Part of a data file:
________________________________________
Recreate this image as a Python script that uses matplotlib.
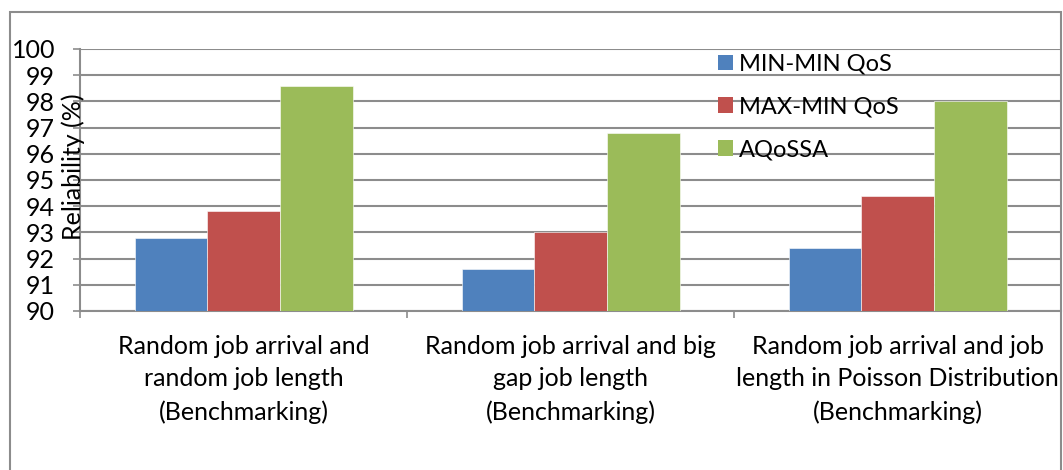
import matplotlib
matplotlib.use('Agg')
import matplotlib.pyplot as plt
import numpy as np
from matplotlib.patches import Patch, Rectangle

scenarios = [
    'Random job arrival and\nrandom job length\n(Benchmarking)',
    'Random job arrival and big\ngap job length\n(Benchmarking)',
    'Random job arrival and job\nlength in Poisson Distribution\n(Benchmarking)',
]
series_names = ['MIN-MIN QoS', 'MAX-MIN QoS', 'AQoSSA']
min_min_qos = [92.8, 91.6, 92.4]
max_min_qos = [93.8, 93.0, 94.4]
aqossa = [98.6, 96.8, 98.0]
y_ticks = [90, 91, 92, 93, 94, 95, 96, 97, 98, 99, 100]

colors = ['#4F81BD', '#C0504D', '#9BBB59']
grid_gray = '#8C8C8C'
fs = 18

plt.rcParams['font.family'] = ['Lato', 'DejaVu Sans']

W, H = 1063, 470
fig = plt.figure(figsize=(W / 100, H / 100), dpi=100)

# plot area in pixel terms
left, right, top, bottom = 80, 1061, 49, 311
ax = fig.add_axes([left / W, 1 - bottom / H, (right - left) / W, (bottom - top) / H])

x = np.arange(len(scenarios))
bar_w = 1 / 4.5
for i, (vals, name) in enumerate(zip([min_min_qos, max_min_qos, aqossa], series_names)):
    ax.bar(x + (i - 1) * bar_w, vals, width=bar_w, color=colors[i],
           edgecolor='white', linewidth=0.4, label=name, zorder=3)

ax.set_xlim(-0.5, len(scenarios) - 0.5)
ax.set_ylim(90, 100)
ax.set_yticks(y_ticks)
ax.yaxis.grid(True, color=grid_gray, linewidth=1.5, zorder=0)
ax.tick_params(axis='y', length=5, width=1.2, color=grid_gray, pad=13, labelsize=fs)

# category boundaries carry the tick marks, labels sit in the middle
ax.set_xticks(np.arange(-0.5, len(scenarios)))
ax.set_xticklabels([])
ax.tick_params(axis='x', which='major', length=5, width=1.2, color=grid_gray)
ax.set_xticks(x, minor=True)
ax.set_xticklabels(scenarios, minor=True, fontsize=fs, linespacing=1.5)
ax.tick_params(axis='x', which='minor', length=0, pad=17)

for side in ['top', 'right']:
    ax.spines[side].set_visible(False)
for side in ['left', 'bottom']:
    ax.spines[side].set_color(grid_gray)
    ax.spines[side].set_linewidth(1.5)

fig.text(73 / W, 1 - 167 / H, 'Reliability (%)', rotation=90, fontsize=fs,
         ha='center', va='center')

handles = [Patch(facecolor=c, edgecolor='none') for c in colors]
fig.legend(handles, series_names, loc='upper left', bbox_to_anchor=(706 / W, 1 - 42 / H),
           frameon=False, fontsize=17, handlelength=0.65, handleheight=0.65,
           handletextpad=0.25, labelspacing=0.92, borderpad=0)

# chart border
fig.add_artist(Rectangle((10 / W, -0.05), (1061 - 10) / W, 1 - 12 / H + 0.05,
                         transform=fig.transFigure, fill=False,
                         edgecolor=grid_gray, linewidth=1.5))

fig.savefig('out.png', dpi=100)
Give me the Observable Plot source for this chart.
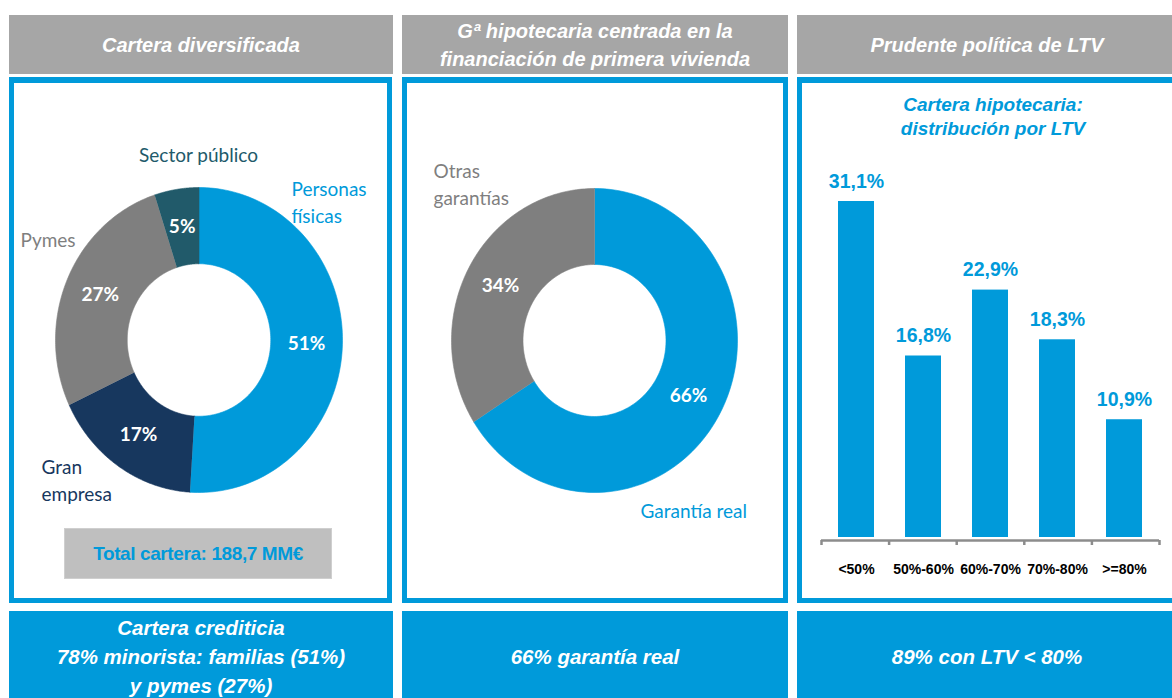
________________________________________
EXERCISE DIRECTIONS: Go through the records above, find every line with the word "this", and list those lines.

WORKED SOLUTION:
Recreate this image as a Python script that uses matplotlib.
Give me the Observable Plot source for this chart.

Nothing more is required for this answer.